## Short task
Quote all of the data exactly as given. Skip every picture it contains.

## Data block
######

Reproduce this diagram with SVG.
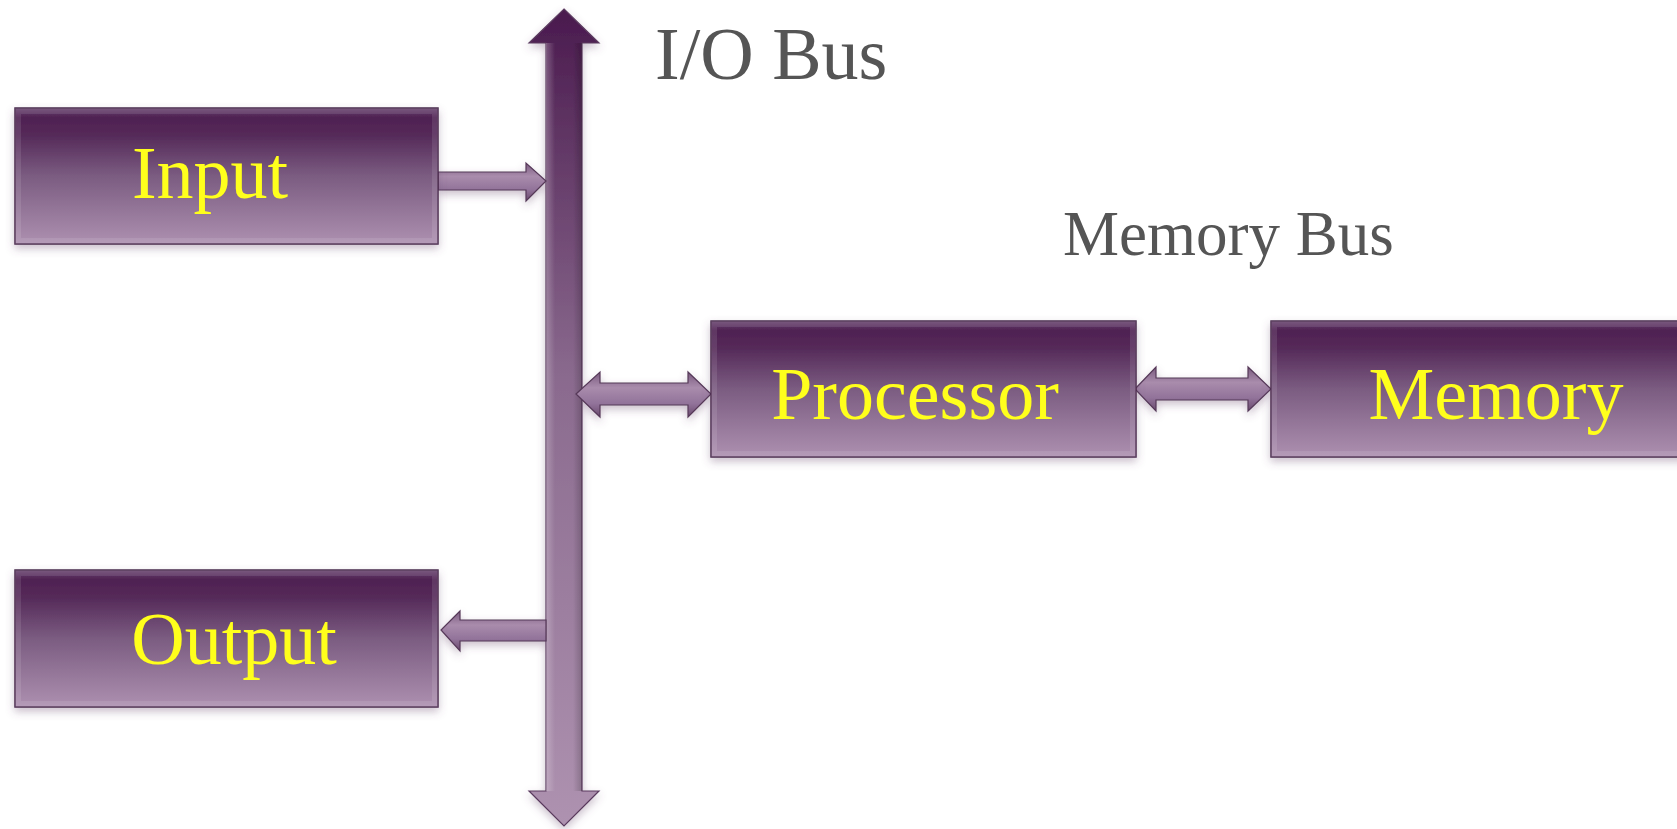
<svg xmlns="http://www.w3.org/2000/svg" width="1677" height="829" viewBox="0 0 1677 829">
  <defs>
    <!-- box fill: deep plum at the top fading to lilac -->
    <linearGradient id="boxFill" x1="0" y1="0" x2="0" y2="1">
      <stop offset="0" stop-color="#6a4570"/>
      <stop offset="0.07" stop-color="#4f2152"/>
      <stop offset="0.2" stop-color="#552a59"/>
      <stop offset="0.5" stop-color="#7b5c81"/>
      <stop offset="1" stop-color="#ad90b0"/>
    </linearGradient>
    <!-- bus shaft: dark at the top, light at the bottom -->
    <linearGradient id="busFill" x1="0" y1="0" x2="0" y2="1">
      <stop offset="0" stop-color="#4a1a4e"/>
      <stop offset="0.45" stop-color="#8a6a8e"/>
      <stop offset="1" stop-color="#ae92b0"/>
    </linearGradient>
    <!-- bevel across the bus width -->
    <linearGradient id="busBevel" x1="0" y1="0" x2="1" y2="0">
      <stop offset="0" stop-color="#ffffff" stop-opacity="0.25"/>
      <stop offset="0.25" stop-color="#ffffff" stop-opacity="0"/>
      <stop offset="0.75" stop-color="#000000" stop-opacity="0"/>
      <stop offset="1" stop-color="#000000" stop-opacity="0.2"/>
    </linearGradient>
    <!-- small connector arrows -->
    <linearGradient id="arrowFill" x1="0" y1="0" x2="0" y2="1">
      <stop offset="0" stop-color="#7a5a7f"/>
      <stop offset="0.35" stop-color="#a98cac"/>
      <stop offset="0.7" stop-color="#92739a"/>
      <stop offset="1" stop-color="#6a4a6e"/>
    </linearGradient>
    <filter id="shadow" x="-10%" y="-20%" width="120%" height="150%">
      <feGaussianBlur in="SourceAlpha" stdDeviation="4"/>
      <feOffset dx="0" dy="4" result="b"/>
      <feFlood flood-color="#6a4a6e" flood-opacity="0.35"/>
      <feComposite in2="b" operator="in"/>
      <feMerge>
        <feMergeNode/>
        <feMergeNode in="SourceGraphic"/>
      </feMerge>
    </filter>
  </defs>
  <style>
    .box { fill: url(#boxFill); stroke: #4a2a4e; stroke-width: 1.5; }
    .bevel { fill: none; stroke: #ffffff; stroke-opacity: 0.1; stroke-width: 6; }
    .label { font-family: "Liberation Serif", "Times New Roman", serif; font-size: 74px; fill: #ffff1a; text-anchor: middle; }
    .bus-label { font-family: "Liberation Serif", "Times New Roman", serif; fill: #555555; }
    .arrow { fill: url(#arrowFill); stroke: #553858; stroke-width: 1.2; }
    .bus { fill: url(#busFill); stroke: #5a3a5e; stroke-width: 1.2; }
  </style>

  <rect width="1677" height="829" fill="#ffffff"/>

  <!-- connectors: the I/O bus and the small arrows -->
  <g id="connectors" filter="url(#shadow)">
    <g id="io-bus">
      <path class="bus" d="M564,9 L599,43 L582,43 L582,791 L599,791 L564,826 L529,791 L546,791 L546,43 L529,43 Z"/>
      <rect x="546" y="43" width="36" height="748" fill="url(#busBevel)"/>
    </g>
    <!-- Input to bus -->
    <path class="arrow" d="M438,172 L526,172 L526,163 L546,181 L526,201 L526,190 L438,190 Z"/>
    <!-- bus to Output -->
    <path class="arrow" d="M546,620 L460,620 L460,611 L441,630 L460,651 L460,641 L546,641 Z"/>
    <!-- bus to Processor -->
    <path class="arrow" d="M576,394 L600,372 L600,383 L688,383 L688,372 L711,394 L688,417 L688,405 L600,405 L600,417 Z"/>
    <!-- Processor to Memory -->
    <path class="arrow" d="M1135,389 L1156,367 L1156,378 L1248,378 L1248,367 L1271,389 L1248,411 L1248,400 L1156,400 L1156,411 Z"/>
  </g>

  <g id="input" filter="url(#shadow)">
    <rect class="box" x="15" y="108" width="423" height="136"/>
    <rect class="bevel" x="18" y="111" width="417" height="130"/>
    <text class="label" x="210" y="198">Input</text>
  </g>

  <g id="output" filter="url(#shadow)">
    <rect class="box" x="15" y="570" width="423" height="137"/>
    <rect class="bevel" x="18" y="573" width="417" height="131"/>
    <text class="label" x="234" y="664">Output</text>
  </g>

  <g id="processor" filter="url(#shadow)">
    <rect class="box" x="711" y="321" width="425" height="136"/>
    <rect class="bevel" x="714" y="324" width="419" height="130"/>
    <text class="label" x="915" y="419">Processor</text>
  </g>

  <g id="memory" filter="url(#shadow)">
    <rect class="box" x="1271" y="321" width="420" height="136"/>
    <rect class="bevel" x="1274" y="324" width="414" height="130"/>
    <text class="label" x="1496" y="419">Memory</text>
  </g>

  <text class="bus-label" x="655" y="79" font-size="74">I/O Bus</text>
  <text class="bus-label" x="1063" y="255" font-size="63">Memory Bus</text>
</svg>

######

## Output of the exercise
Reproduce this diagram with SVG.
<svg xmlns="http://www.w3.org/2000/svg" width="1677" height="829" viewBox="0 0 1677 829">
  <defs>
    <!-- box fill: deep plum at the top fading to lilac -->
    <linearGradient id="boxFill" x1="0" y1="0" x2="0" y2="1">
      <stop offset="0" stop-color="#6a4570"/>
      <stop offset="0.07" stop-color="#4f2152"/>
      <stop offset="0.2" stop-color="#552a59"/>
      <stop offset="0.5" stop-color="#7b5c81"/>
      <stop offset="1" stop-color="#ad90b0"/>
    </linearGradient>
    <!-- bus shaft: dark at the top, light at the bottom -->
    <linearGradient id="busFill" x1="0" y1="0" x2="0" y2="1">
      <stop offset="0" stop-color="#4a1a4e"/>
      <stop offset="0.45" stop-color="#8a6a8e"/>
      <stop offset="1" stop-color="#ae92b0"/>
    </linearGradient>
    <!-- bevel across the bus width -->
    <linearGradient id="busBevel" x1="0" y1="0" x2="1" y2="0">
      <stop offset="0" stop-color="#ffffff" stop-opacity="0.25"/>
      <stop offset="0.25" stop-color="#ffffff" stop-opacity="0"/>
      <stop offset="0.75" stop-color="#000000" stop-opacity="0"/>
      <stop offset="1" stop-color="#000000" stop-opacity="0.2"/>
    </linearGradient>
    <!-- small connector arrows -->
    <linearGradient id="arrowFill" x1="0" y1="0" x2="0" y2="1">
      <stop offset="0" stop-color="#7a5a7f"/>
      <stop offset="0.35" stop-color="#a98cac"/>
      <stop offset="0.7" stop-color="#92739a"/>
      <stop offset="1" stop-color="#6a4a6e"/>
    </linearGradient>
    <filter id="shadow" x="-10%" y="-20%" width="120%" height="150%">
      <feGaussianBlur in="SourceAlpha" stdDeviation="4"/>
      <feOffset dx="0" dy="4" result="b"/>
      <feFlood flood-color="#6a4a6e" flood-opacity="0.35"/>
      <feComposite in2="b" operator="in"/>
      <feMerge>
        <feMergeNode/>
        <feMergeNode in="SourceGraphic"/>
      </feMerge>
    </filter>
  </defs>
  <style>
    .box { fill: url(#boxFill); stroke: #4a2a4e; stroke-width: 1.5; }
    .bevel { fill: none; stroke: #ffffff; stroke-opacity: 0.1; stroke-width: 6; }
    .label { font-family: "Liberation Serif", "Times New Roman", serif; font-size: 74px; fill: #ffff1a; text-anchor: middle; }
    .bus-label { font-family: "Liberation Serif", "Times New Roman", serif; fill: #555555; }
    .arrow { fill: url(#arrowFill); stroke: #553858; stroke-width: 1.2; }
    .bus { fill: url(#busFill); stroke: #5a3a5e; stroke-width: 1.2; }
  </style>

  <rect width="1677" height="829" fill="#ffffff"/>

  <!-- connectors: the I/O bus and the small arrows -->
  <g id="connectors" filter="url(#shadow)">
    <g id="io-bus">
      <path class="bus" d="M564,9 L599,43 L582,43 L582,791 L599,791 L564,826 L529,791 L546,791 L546,43 L529,43 Z"/>
      <rect x="546" y="43" width="36" height="748" fill="url(#busBevel)"/>
    </g>
    <!-- Input to bus -->
    <path class="arrow" d="M438,172 L526,172 L526,163 L546,181 L526,201 L526,190 L438,190 Z"/>
    <!-- bus to Output -->
    <path class="arrow" d="M546,620 L460,620 L460,611 L441,630 L460,651 L460,641 L546,641 Z"/>
    <!-- bus to Processor -->
    <path class="arrow" d="M576,394 L600,372 L600,383 L688,383 L688,372 L711,394 L688,417 L688,405 L600,405 L600,417 Z"/>
    <!-- Processor to Memory -->
    <path class="arrow" d="M1135,389 L1156,367 L1156,378 L1248,378 L1248,367 L1271,389 L1248,411 L1248,400 L1156,400 L1156,411 Z"/>
  </g>

  <g id="input" filter="url(#shadow)">
    <rect class="box" x="15" y="108" width="423" height="136"/>
    <rect class="bevel" x="18" y="111" width="417" height="130"/>
    <text class="label" x="210" y="198">Input</text>
  </g>

  <g id="output" filter="url(#shadow)">
    <rect class="box" x="15" y="570" width="423" height="137"/>
    <rect class="bevel" x="18" y="573" width="417" height="131"/>
    <text class="label" x="234" y="664">Output</text>
  </g>

  <g id="processor" filter="url(#shadow)">
    <rect class="box" x="711" y="321" width="425" height="136"/>
    <rect class="bevel" x="714" y="324" width="419" height="130"/>
    <text class="label" x="915" y="419">Processor</text>
  </g>

  <g id="memory" filter="url(#shadow)">
    <rect class="box" x="1271" y="321" width="420" height="136"/>
    <rect class="bevel" x="1274" y="324" width="414" height="130"/>
    <text class="label" x="1496" y="419">Memory</text>
  </g>

  <text class="bus-label" x="655" y="79" font-size="74">I/O Bus</text>
  <text class="bus-label" x="1063" y="255" font-size="63">Memory Bus</text>
</svg>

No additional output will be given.